Мне возражают, господа, что, расторгая договор, заключённый со мной г-ном де Гравом, вы берёте на себя ответственность!
Да, вы понесёте ответственность, если, расторгнув купчую, допустите продажу противникам оружия, купленного для вас. Но не в том случае, если вы заключите взамен бесповоротную сделку, гарантирующую вам, что оружие не достанется противнику; поскольку оно будет признано национальным достоянием, голландцы уже не посмеют (если только они не объявят вам войны) открыто терпеть, чтобы вам на их территории было нанесено оскорбление столь серьёзное, коего сообщниками они окажутся! Вот как должен быть поставлен вопрос об ответственности министров в этом деле.

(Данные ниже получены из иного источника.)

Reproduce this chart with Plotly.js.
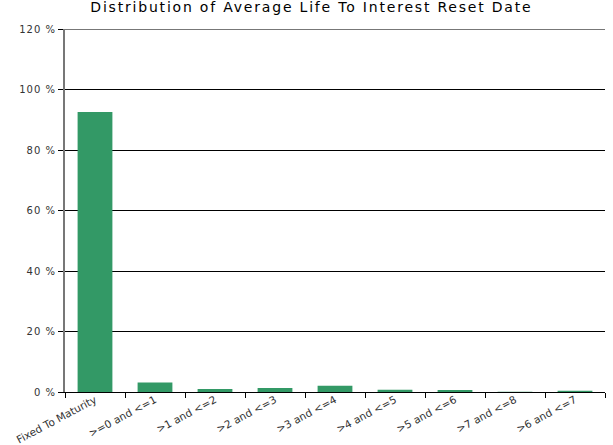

Что касается вчерашнего совещания, то вот его краткое резюме. Я предложил вам, господа, поставить оружие — в самом деле, а не фиктивно — в Тервере, а не в Гавре, по мотивам, изложенным выше; в противном случае вы должны заявить, что расторгаете договор, заключённый де Гравом, что не нуждаетесь более в оружии для Франции, предоставляете мне полную свободу вернуть себе вложенные средства, где, когда и как это окажется возможным, и выплачиваете должную неустойку! Умоляю вас, господа, благоволите не задержать ответ; ибо я подвергаюсь ужасным опасностям, которых вовсе не заслужил мой горячий патриотизм! Вы были столь добры, что сами признали это вчера.
Примите, господа, заверение в искреннем уважении достойного и весьма удручённого гражданина.
Три дня я не получал никаких сообщений. Я попросил г-на де Лаога зайти в министерство иностранных дел. В ответ он принёс известие, что на тот же вечер назначена его встреча с тремя объединёнными комитетами: дипломатическим, по военным делам и Комитетом двенадцати.